I immediately began plotting out a novel about an image obsessed couple who adopt a Chinese baby because it’s fashionable and the child turns out to be disabled in some obvious and unglamorous way. The instant I got home, I sat down at the laptop and looked up “fragile ego system” to see if my brilliant idea had already been commandeered.
I found a surprising number of articles, comments and blogs written by people apparently unaware that “eco” and “ego” are different words. (Okay, one of them is just a prefix. Even funnier, don’t you think?) The best was a set of council meeting minutes from a California town considering a new development.

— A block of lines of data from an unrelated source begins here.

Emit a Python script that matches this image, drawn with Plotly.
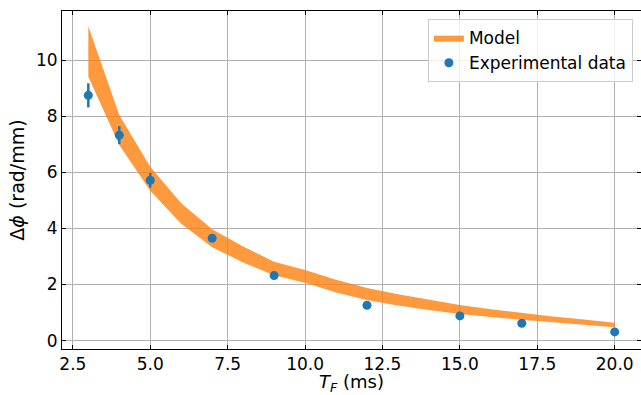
import plotly.graph_objects as go

# Model band
model_t = [3, 4, 5, 6, 7, 8, 9, 10, 11, 12, 13, 14, 15, 16, 17, 18, 19, 20]
model_upper = [11.22, 8.05, 6.2, 4.9, 3.97, 3.36, 2.81, 2.52, 2.17, 1.88, 1.65, 1.45, 1.27, 1.12, 0.98, 0.86, 0.75, 0.64]
model_lower = [9.41, 6.98, 5.35, 4.17, 3.33, 2.79, 2.33, 2.06, 1.72, 1.45, 1.25, 1.09, 0.95, 0.84, 0.74, 0.64, 0.56, 0.48]

# Experimental data
exp_t = [3, 4, 5, 7, 9, 12, 15, 17, 20]
exp_phi = [8.75, 7.33, 5.72, 3.65, 2.32, 1.26, 0.88, 0.62, 0.31]
exp_err = [0.43, 0.32, 0.26, 0.12, 0.08, 0.07, 0.06, 0.05, 0.05]

xticks = [2.5, 5.0, 7.5, 10.0, 12.5, 15.0, 17.5, 20.0]
yticks = [0, 2, 4, 6, 8, 10]

fig = go.Figure()
fig.add_trace(go.Scatter(
    x=model_t + model_t[::-1],
    y=model_upper + model_lower[::-1],
    fill="toself", fillcolor="rgba(255,127,14,0.8)",
    line=dict(width=0, color="rgba(255,127,14,0.8)"),
    mode="lines", name="Model", hoverinfo="skip",
))
fig.add_trace(go.Scatter(
    x=exp_t, y=exp_phi, mode="markers", name="Experimental data",
    marker=dict(color="#1f77b4", size=9),
    error_y=dict(type="data", array=exp_err, visible=True, color="#1f77b4", thickness=2.5, width=0),
))

axis_common = dict(
    showline=True, linecolor="black", linewidth=1, mirror="ticks",
    ticks="inside", ticklen=4, tickwidth=1, tickcolor="black",
    showgrid=True, gridcolor="#b0b0b0", gridwidth=1, zeroline=False,
    tickfont=dict(family="DejaVu Sans", size=17, color="black"),
)
fig.update_xaxes(
    range=[2.15, 20.85], tickvals=xticks, ticktext=[f"{v:.1f}" for v in xticks],
    **axis_common,
)
fig.update_yaxes(
    range=[-0.30, 11.76], tickvals=yticks, ticktext=[str(v) for v in yticks],
    title=dict(text="Δ<i>ϕ</i> (rad/mm)", font=dict(family="DejaVu Sans", size=19, color="black"), standoff=6),
    **axis_common,
)
fig.add_annotation(
    text="<i>T</i><sub><i>F</i></sub> (ms)", xref="paper", yref="paper",
    x=0.5, y=-0.101, xanchor="center", yanchor="middle", showarrow=False,
    font=dict(family="DejaVu Sans", size=18, color="black"),
)
fig.update_layout(
    width=641, height=395,
    margin=dict(l=62, r=0, t=11, b=46),
    plot_bgcolor="white", paper_bgcolor="white",
    font=dict(family="DejaVu Sans", color="black"),
    legend=dict(
        x=0.986, y=0.976, xanchor="right", yanchor="top",
        bgcolor="rgba(255,255,255,0.8)", bordercolor="#cccccc", borderwidth=1,
        font=dict(family="DejaVu Sans", size=17, color="black"),
    ),
    showlegend=True,
)
fig.write_html("out.html")
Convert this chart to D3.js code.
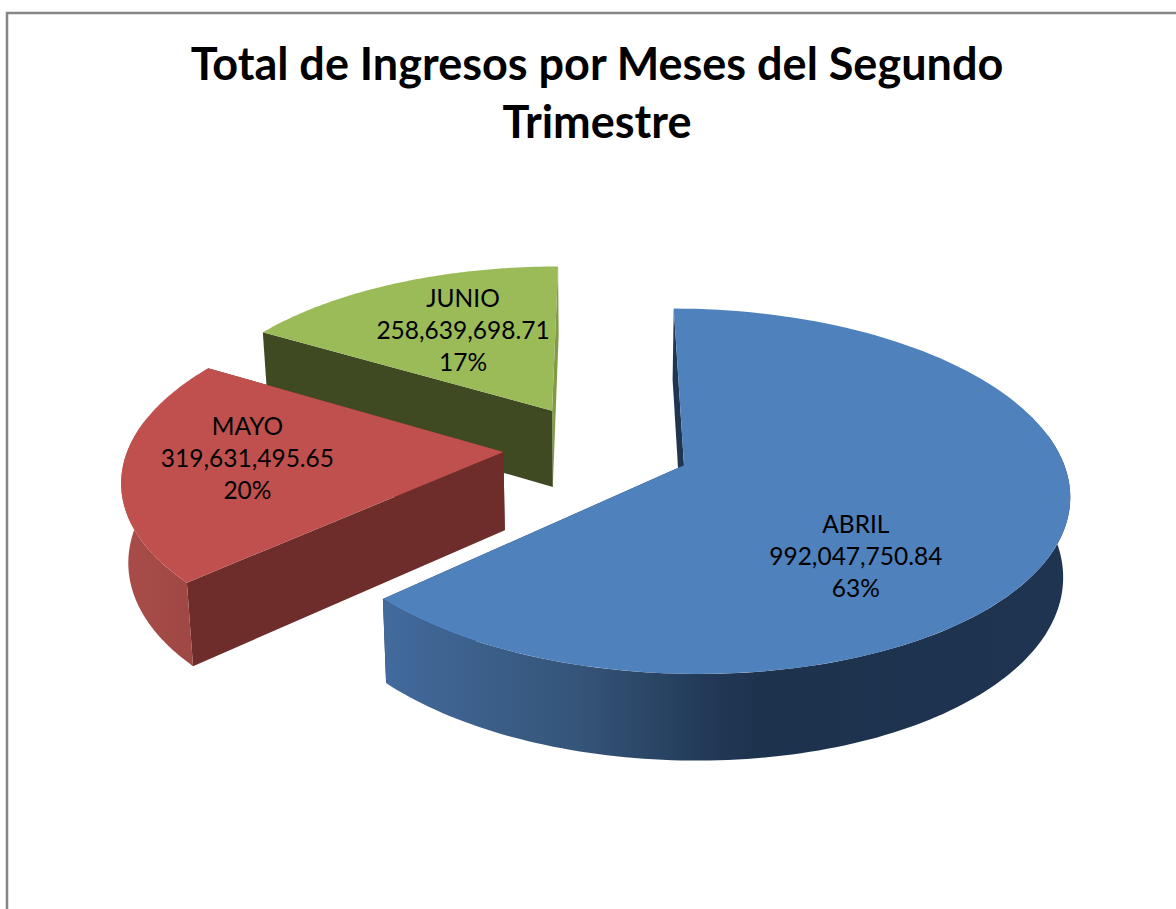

In addition to the ego/eco confusion, one woman “felt that annexations are inedible” and she “doesn’t want to see her rates go up farther [sic] and have water shortage and conservation because then have [sic] existing water is being adverted to the other side of the bridge.” I decided malapropism would make an excellent characteristic for my socially sensitive protagonists.
(For those of you who don’t have my twisted writer’s sense of humor, advert, when used as a verb, means to call attention to in speech or in writing. Picture a tour guide standing on bridge saying, “And if you will direct your attention to the other side of the bridge, ladies and gentlemen, you will see even more water.”)
Rock climbers in Virginia have named a difficult climb Fragile Ego System, which is, hilariously, located on Gonad Wall.  Hollywood and Brooklyn appear to be hotbeds of fragile ego systems, (Brooklyn? Really?) and it’s a fairly common derisive accusation flung about in forum bun-fights. The phrase is not, however, in the lyrics of any song. The actual line, that I finally found on a C&W website, goes like this:
“It’s a mighty fragile ecosystem.”
Before I write my novel about the disabled Chinese baby with malapropic parents, I’ll have to make up a story for when I’m asked where the idea came from. The truth makes no sense at all.